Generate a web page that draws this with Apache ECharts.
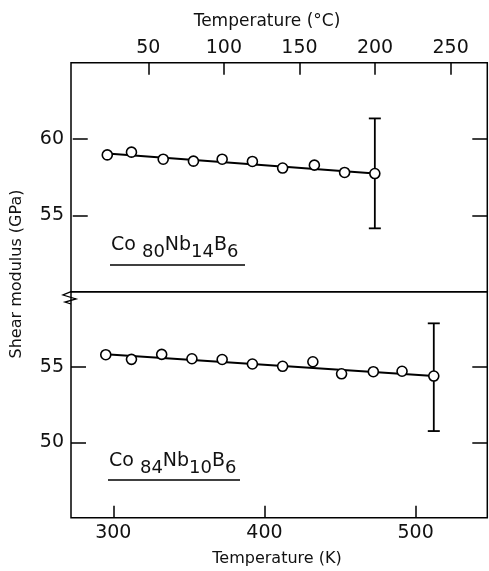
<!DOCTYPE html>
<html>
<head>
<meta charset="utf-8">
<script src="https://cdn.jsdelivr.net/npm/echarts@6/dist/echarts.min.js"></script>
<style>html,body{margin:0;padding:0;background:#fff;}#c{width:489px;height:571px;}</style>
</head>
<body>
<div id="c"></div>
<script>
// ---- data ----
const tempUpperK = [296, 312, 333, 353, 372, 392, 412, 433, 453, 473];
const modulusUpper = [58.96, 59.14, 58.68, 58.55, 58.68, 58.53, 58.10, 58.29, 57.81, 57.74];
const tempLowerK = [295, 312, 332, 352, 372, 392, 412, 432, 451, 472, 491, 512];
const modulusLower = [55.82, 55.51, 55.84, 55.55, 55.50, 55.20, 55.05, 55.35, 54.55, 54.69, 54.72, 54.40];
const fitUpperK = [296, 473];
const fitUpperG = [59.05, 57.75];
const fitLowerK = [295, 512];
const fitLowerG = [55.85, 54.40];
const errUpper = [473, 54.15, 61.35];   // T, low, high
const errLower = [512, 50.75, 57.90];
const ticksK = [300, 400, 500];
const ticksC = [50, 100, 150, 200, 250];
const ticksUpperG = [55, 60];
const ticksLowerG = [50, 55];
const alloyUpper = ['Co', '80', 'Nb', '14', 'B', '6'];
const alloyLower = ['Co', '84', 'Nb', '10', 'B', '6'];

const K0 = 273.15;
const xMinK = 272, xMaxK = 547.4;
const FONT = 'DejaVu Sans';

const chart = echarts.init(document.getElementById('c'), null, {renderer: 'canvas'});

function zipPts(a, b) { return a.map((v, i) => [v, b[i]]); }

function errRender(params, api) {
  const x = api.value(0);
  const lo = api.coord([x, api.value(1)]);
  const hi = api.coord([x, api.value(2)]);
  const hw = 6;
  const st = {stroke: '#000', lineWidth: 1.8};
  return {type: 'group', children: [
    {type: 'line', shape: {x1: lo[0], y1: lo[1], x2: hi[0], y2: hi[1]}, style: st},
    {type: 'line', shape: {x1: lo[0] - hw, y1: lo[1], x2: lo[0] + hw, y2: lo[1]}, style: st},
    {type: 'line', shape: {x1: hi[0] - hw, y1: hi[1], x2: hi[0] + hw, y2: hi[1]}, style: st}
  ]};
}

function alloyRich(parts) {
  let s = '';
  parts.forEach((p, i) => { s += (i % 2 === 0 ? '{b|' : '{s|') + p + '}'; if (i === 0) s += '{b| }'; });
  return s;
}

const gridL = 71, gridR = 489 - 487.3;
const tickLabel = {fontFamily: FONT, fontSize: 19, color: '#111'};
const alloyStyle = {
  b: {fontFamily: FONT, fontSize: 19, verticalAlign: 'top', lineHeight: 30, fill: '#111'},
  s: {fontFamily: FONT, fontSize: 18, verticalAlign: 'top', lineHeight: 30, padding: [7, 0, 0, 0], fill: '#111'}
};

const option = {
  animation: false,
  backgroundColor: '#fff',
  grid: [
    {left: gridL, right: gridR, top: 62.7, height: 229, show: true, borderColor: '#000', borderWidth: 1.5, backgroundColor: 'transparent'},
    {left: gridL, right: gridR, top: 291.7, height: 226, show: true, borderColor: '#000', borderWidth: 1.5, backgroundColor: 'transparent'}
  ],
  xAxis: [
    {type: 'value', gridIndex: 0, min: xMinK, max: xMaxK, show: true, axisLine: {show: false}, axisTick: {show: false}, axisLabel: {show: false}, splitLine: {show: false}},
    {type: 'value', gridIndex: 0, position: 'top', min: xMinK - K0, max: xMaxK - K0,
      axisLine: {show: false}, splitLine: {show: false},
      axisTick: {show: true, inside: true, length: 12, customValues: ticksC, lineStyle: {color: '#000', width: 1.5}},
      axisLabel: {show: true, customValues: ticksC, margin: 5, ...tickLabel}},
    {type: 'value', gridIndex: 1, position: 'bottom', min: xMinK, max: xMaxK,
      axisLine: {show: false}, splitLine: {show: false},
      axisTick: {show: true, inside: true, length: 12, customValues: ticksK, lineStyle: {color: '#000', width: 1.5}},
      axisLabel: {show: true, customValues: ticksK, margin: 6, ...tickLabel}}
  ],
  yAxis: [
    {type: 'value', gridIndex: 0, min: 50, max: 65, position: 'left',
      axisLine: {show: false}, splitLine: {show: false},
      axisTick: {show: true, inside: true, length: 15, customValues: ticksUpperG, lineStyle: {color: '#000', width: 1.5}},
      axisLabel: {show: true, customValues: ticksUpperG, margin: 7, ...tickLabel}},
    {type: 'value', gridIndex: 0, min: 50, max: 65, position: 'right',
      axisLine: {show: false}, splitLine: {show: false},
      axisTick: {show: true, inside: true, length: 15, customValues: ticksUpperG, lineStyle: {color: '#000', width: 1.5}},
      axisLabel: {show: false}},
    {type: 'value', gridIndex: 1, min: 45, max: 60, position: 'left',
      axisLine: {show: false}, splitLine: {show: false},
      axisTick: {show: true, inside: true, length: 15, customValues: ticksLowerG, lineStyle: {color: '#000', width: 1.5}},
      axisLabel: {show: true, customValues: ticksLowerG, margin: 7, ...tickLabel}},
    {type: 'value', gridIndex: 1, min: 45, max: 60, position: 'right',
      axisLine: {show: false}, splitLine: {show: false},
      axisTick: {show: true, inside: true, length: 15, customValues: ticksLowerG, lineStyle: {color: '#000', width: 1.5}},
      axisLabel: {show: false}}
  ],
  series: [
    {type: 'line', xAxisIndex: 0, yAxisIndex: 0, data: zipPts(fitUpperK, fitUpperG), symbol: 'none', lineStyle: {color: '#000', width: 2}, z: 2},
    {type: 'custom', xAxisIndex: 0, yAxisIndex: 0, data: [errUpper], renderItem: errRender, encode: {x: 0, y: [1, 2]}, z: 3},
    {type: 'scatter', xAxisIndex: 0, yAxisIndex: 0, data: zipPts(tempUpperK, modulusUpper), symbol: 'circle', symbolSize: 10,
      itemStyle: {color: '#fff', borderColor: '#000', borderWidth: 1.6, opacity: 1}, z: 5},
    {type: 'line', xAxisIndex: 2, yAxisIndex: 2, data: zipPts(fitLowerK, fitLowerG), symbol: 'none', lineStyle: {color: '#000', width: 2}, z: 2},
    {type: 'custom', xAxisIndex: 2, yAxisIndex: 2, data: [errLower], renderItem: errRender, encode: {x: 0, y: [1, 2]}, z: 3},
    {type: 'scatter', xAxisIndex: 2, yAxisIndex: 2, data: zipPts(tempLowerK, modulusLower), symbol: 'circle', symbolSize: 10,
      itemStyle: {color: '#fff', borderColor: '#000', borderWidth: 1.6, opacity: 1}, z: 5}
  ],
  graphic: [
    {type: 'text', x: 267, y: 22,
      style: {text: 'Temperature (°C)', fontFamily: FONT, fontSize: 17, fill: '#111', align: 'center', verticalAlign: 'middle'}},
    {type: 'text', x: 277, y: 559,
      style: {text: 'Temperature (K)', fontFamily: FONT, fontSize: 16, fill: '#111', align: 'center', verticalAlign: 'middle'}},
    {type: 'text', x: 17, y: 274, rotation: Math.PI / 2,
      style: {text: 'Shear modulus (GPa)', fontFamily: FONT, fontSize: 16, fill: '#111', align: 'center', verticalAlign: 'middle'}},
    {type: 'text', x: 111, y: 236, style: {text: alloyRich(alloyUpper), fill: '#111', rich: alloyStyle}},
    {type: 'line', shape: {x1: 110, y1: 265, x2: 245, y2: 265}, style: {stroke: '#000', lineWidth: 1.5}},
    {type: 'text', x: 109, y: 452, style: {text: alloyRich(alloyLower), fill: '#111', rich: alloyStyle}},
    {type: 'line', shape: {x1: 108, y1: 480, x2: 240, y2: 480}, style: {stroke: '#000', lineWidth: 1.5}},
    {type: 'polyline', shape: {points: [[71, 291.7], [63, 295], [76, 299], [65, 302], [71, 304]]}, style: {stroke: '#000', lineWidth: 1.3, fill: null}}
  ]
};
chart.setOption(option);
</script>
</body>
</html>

Objective: Restate only the lines running from the start of the material above through the line containing "function zipPts(a, b)", ends included. No pictures.

Final answer:
Generate a web page that draws this with Apache ECharts.
<!DOCTYPE html>
<html>
<head>
<meta charset="utf-8">
<script src="https://cdn.jsdelivr.net/npm/echarts@6/dist/echarts.min.js"></script>
<style>html,body{margin:0;padding:0;background:#fff;}#c{width:489px;height:571px;}</style>
</head>
<body>
<div id="c"></div>
<script>
// ---- data ----
const tempUpperK = [296, 312, 333, 353, 372, 392, 412, 433, 453, 473];
const modulusUpper = [58.96, 59.14, 58.68, 58.55, 58.68, 58.53, 58.10, 58.29, 57.81, 57.74];
const tempLowerK = [295, 312, 332, 352, 372, 392, 412, 432, 451, 472, 491, 512];
const modulusLower = [55.82, 55.51, 55.84, 55.55, 55.50, 55.20, 55.05, 55.35, 54.55, 54.69, 54.72, 54.40];
const fitUpperK = [296, 473];
const fitUpperG = [59.05, 57.75];
const fitLowerK = [295, 512];
const fitLowerG = [55.85, 54.40];
const errUpper = [473, 54.15, 61.35];   // T, low, high
const errLower = [512, 50.75, 57.90];
const ticksK = [300, 400, 500];
const ticksC = [50, 100, 150, 200, 250];
const ticksUpperG = [55, 60];
const ticksLowerG = [50, 55];
const alloyUpper = ['Co', '80', 'Nb', '14', 'B', '6'];
const alloyLower = ['Co', '84', 'Nb', '10', 'B', '6'];

const K0 = 273.15;
const xMinK = 272, xMaxK = 547.4;
const FONT = 'DejaVu Sans';

const chart = echarts.init(document.getElementById('c'), null, {renderer: 'canvas'});

function zipPts(a, b) { return a.map((v, i) => [v, b[i]]); }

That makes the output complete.